━━━━━ SOURCE EXCERPT ━━━━━

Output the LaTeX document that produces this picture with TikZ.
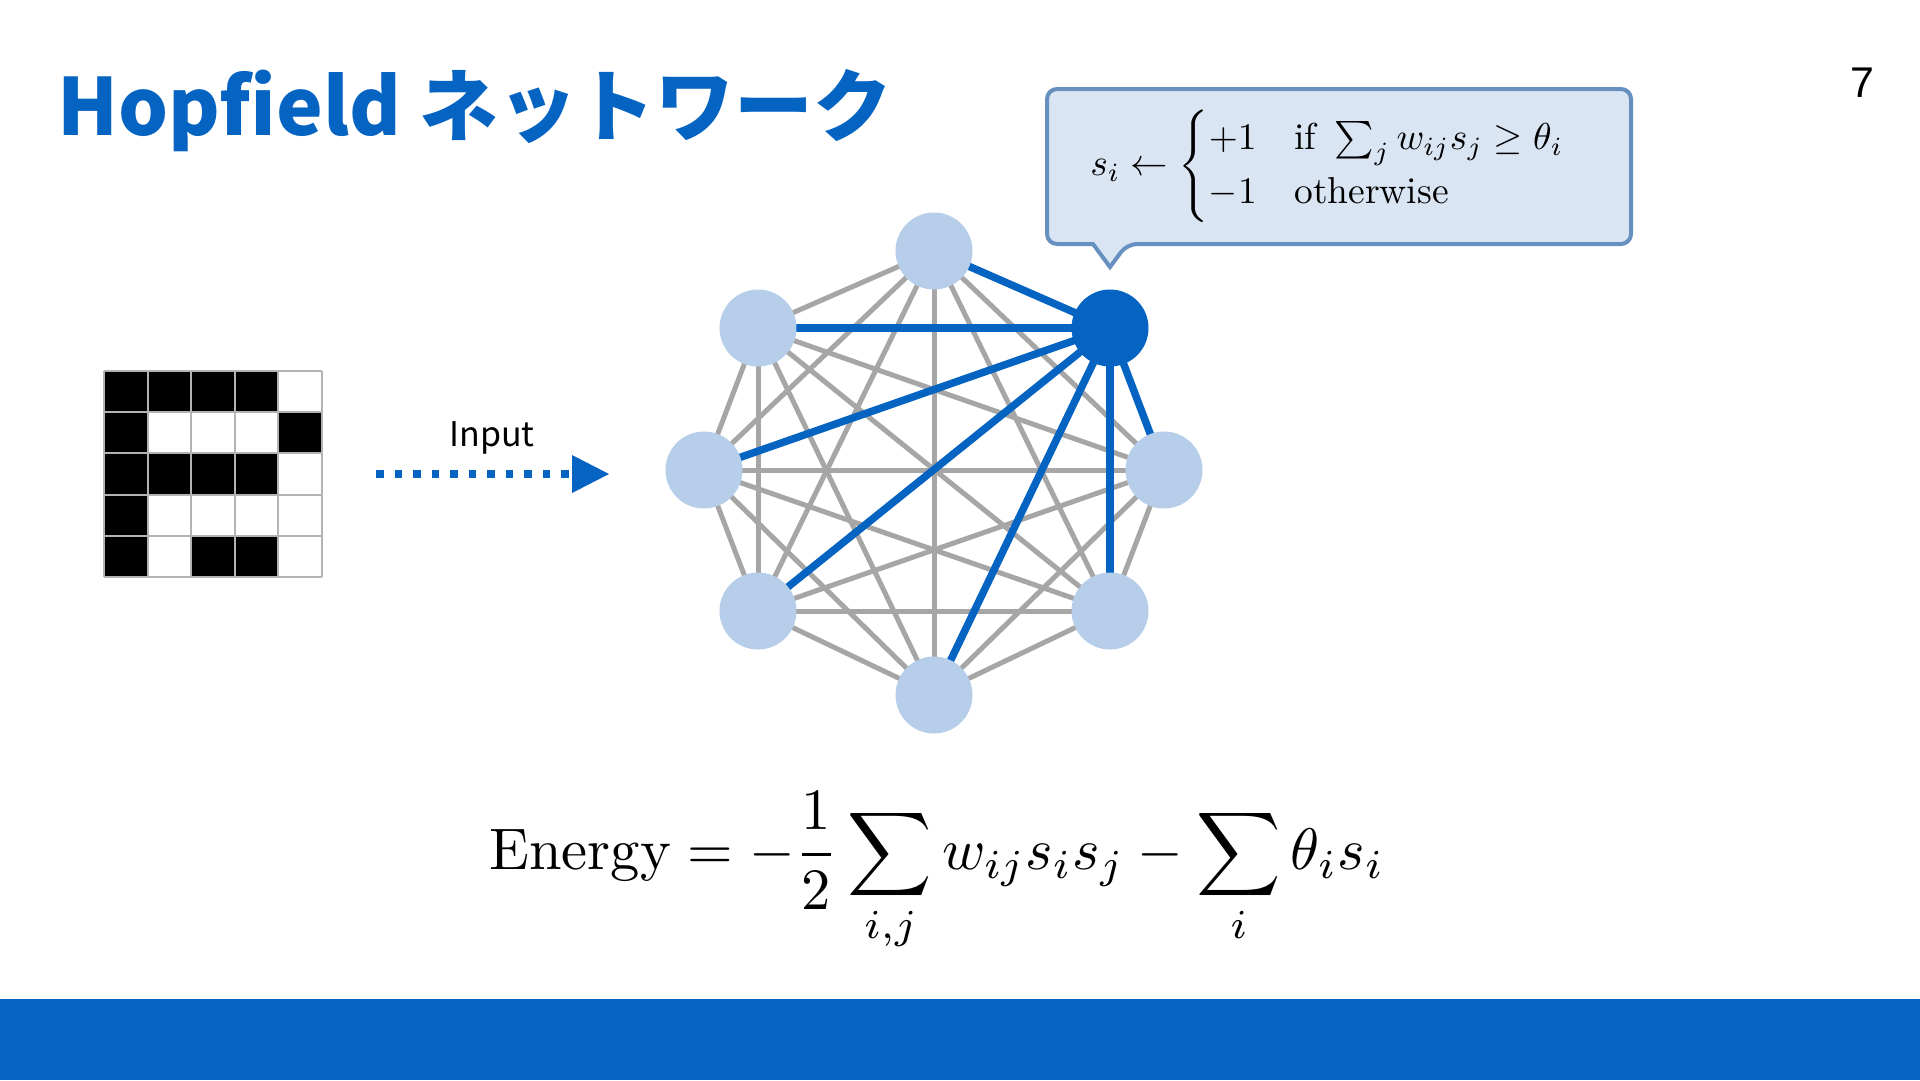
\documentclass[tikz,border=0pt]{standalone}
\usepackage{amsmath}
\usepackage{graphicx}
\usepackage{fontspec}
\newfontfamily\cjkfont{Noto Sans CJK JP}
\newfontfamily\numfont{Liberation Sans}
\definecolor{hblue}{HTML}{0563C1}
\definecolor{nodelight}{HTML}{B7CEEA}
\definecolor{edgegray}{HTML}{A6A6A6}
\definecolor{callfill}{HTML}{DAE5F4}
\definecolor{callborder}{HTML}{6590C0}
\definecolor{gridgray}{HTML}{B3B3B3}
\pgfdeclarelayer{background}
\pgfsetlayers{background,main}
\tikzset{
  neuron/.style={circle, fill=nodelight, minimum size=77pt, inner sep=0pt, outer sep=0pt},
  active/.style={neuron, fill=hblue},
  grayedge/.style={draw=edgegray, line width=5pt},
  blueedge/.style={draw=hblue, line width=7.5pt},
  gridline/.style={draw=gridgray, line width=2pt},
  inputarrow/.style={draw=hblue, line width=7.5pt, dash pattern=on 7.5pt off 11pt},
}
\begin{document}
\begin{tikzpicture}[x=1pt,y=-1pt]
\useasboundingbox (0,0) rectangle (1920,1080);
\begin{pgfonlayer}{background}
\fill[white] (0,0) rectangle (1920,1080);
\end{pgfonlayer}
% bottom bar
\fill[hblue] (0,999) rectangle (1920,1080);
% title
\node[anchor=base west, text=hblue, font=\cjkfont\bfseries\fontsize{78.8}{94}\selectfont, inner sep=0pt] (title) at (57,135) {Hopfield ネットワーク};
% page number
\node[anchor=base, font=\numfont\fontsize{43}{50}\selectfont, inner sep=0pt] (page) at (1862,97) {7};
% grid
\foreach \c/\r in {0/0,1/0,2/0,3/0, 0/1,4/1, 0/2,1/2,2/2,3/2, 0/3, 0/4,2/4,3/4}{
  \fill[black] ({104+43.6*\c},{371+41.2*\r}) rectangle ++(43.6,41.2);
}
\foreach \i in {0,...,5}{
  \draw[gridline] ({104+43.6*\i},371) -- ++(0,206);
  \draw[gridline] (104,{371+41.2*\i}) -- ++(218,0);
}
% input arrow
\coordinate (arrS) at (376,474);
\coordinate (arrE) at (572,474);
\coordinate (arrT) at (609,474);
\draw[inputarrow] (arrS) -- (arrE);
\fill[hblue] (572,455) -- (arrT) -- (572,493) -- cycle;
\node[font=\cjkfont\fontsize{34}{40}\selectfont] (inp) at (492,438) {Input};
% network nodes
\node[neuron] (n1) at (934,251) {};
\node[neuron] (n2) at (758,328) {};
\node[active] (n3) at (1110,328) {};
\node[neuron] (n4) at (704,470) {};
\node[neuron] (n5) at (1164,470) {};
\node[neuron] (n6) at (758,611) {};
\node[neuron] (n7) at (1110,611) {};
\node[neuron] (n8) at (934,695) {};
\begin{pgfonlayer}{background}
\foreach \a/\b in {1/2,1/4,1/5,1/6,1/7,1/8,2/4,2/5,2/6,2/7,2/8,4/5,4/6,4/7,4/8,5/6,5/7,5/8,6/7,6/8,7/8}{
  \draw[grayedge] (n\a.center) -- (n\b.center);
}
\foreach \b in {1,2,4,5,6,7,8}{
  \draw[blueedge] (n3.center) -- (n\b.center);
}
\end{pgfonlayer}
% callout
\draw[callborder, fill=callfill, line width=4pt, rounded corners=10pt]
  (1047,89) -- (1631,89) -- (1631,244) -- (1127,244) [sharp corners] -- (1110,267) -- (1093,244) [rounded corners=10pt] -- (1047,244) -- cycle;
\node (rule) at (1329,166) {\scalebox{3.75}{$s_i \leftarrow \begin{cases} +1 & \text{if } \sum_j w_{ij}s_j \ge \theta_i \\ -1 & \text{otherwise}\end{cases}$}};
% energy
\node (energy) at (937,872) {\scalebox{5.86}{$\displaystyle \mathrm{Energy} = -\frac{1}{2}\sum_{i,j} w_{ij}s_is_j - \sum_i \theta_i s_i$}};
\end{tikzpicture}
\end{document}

━━━━━

TASK.
Quote all the lines above exactly as given. Do not include the pictures.

SOLUTION TO THIS PROBLEM.
Output the LaTeX document that produces this picture with TikZ.
\documentclass[tikz,border=0pt]{standalone}
\usepackage{amsmath}
\usepackage{graphicx}
\usepackage{fontspec}
\newfontfamily\cjkfont{Noto Sans CJK JP}
\newfontfamily\numfont{Liberation Sans}
\definecolor{hblue}{HTML}{0563C1}
\definecolor{nodelight}{HTML}{B7CEEA}
\definecolor{edgegray}{HTML}{A6A6A6}
\definecolor{callfill}{HTML}{DAE5F4}
\definecolor{callborder}{HTML}{6590C0}
\definecolor{gridgray}{HTML}{B3B3B3}
\pgfdeclarelayer{background}
\pgfsetlayers{background,main}
\tikzset{
  neuron/.style={circle, fill=nodelight, minimum size=77pt, inner sep=0pt, outer sep=0pt},
  active/.style={neuron, fill=hblue},
  grayedge/.style={draw=edgegray, line width=5pt},
  blueedge/.style={draw=hblue, line width=7.5pt},
  gridline/.style={draw=gridgray, line width=2pt},
  inputarrow/.style={draw=hblue, line width=7.5pt, dash pattern=on 7.5pt off 11pt},
}
\begin{document}
\begin{tikzpicture}[x=1pt,y=-1pt]
\useasboundingbox (0,0) rectangle (1920,1080);
\begin{pgfonlayer}{background}
\fill[white] (0,0) rectangle (1920,1080);
\end{pgfonlayer}
% bottom bar
\fill[hblue] (0,999) rectangle (1920,1080);
% title
\node[anchor=base west, text=hblue, font=\cjkfont\bfseries\fontsize{78.8}{94}\selectfont, inner sep=0pt] (title) at (57,135) {Hopfield ネットワーク};
% page number
\node[anchor=base, font=\numfont\fontsize{43}{50}\selectfont, inner sep=0pt] (page) at (1862,97) {7};
% grid
\foreach \c/\r in {0/0,1/0,2/0,3/0, 0/1,4/1, 0/2,1/2,2/2,3/2, 0/3, 0/4,2/4,3/4}{
  \fill[black] ({104+43.6*\c},{371+41.2*\r}) rectangle ++(43.6,41.2);
}
\foreach \i in {0,...,5}{
  \draw[gridline] ({104+43.6*\i},371) -- ++(0,206);
  \draw[gridline] (104,{371+41.2*\i}) -- ++(218,0);
}
% input arrow
\coordinate (arrS) at (376,474);
\coordinate (arrE) at (572,474);
\coordinate (arrT) at (609,474);
\draw[inputarrow] (arrS) -- (arrE);
\fill[hblue] (572,455) -- (arrT) -- (572,493) -- cycle;
\node[font=\cjkfont\fontsize{34}{40}\selectfont] (inp) at (492,438) {Input};
% network nodes
\node[neuron] (n1) at (934,251) {};
\node[neuron] (n2) at (758,328) {};
\node[active] (n3) at (1110,328) {};
\node[neuron] (n4) at (704,470) {};
\node[neuron] (n5) at (1164,470) {};
\node[neuron] (n6) at (758,611) {};
\node[neuron] (n7) at (1110,611) {};
\node[neuron] (n8) at (934,695) {};
\begin{pgfonlayer}{background}
\foreach \a/\b in {1/2,1/4,1/5,1/6,1/7,1/8,2/4,2/5,2/6,2/7,2/8,4/5,4/6,4/7,4/8,5/6,5/7,5/8,6/7,6/8,7/8}{
  \draw[grayedge] (n\a.center) -- (n\b.center);
}
\foreach \b in {1,2,4,5,6,7,8}{
  \draw[blueedge] (n3.center) -- (n\b.center);
}
\end{pgfonlayer}
% callout
\draw[callborder, fill=callfill, line width=4pt, rounded corners=10pt]
  (1047,89) -- (1631,89) -- (1631,244) -- (1127,244) [sharp corners] -- (1110,267) -- (1093,244) [rounded corners=10pt] -- (1047,244) -- cycle;
\node (rule) at (1329,166) {\scalebox{3.75}{$s_i \leftarrow \begin{cases} +1 & \text{if } \sum_j w_{ij}s_j \ge \theta_i \\ -1 & \text{otherwise}\end{cases}$}};
% energy
\node (energy) at (937,872) {\scalebox{5.86}{$\displaystyle \mathrm{Energy} = -\frac{1}{2}\sum_{i,j} w_{ij}s_is_j - \sum_i \theta_i s_i$}};
\end{tikzpicture}
\end{document}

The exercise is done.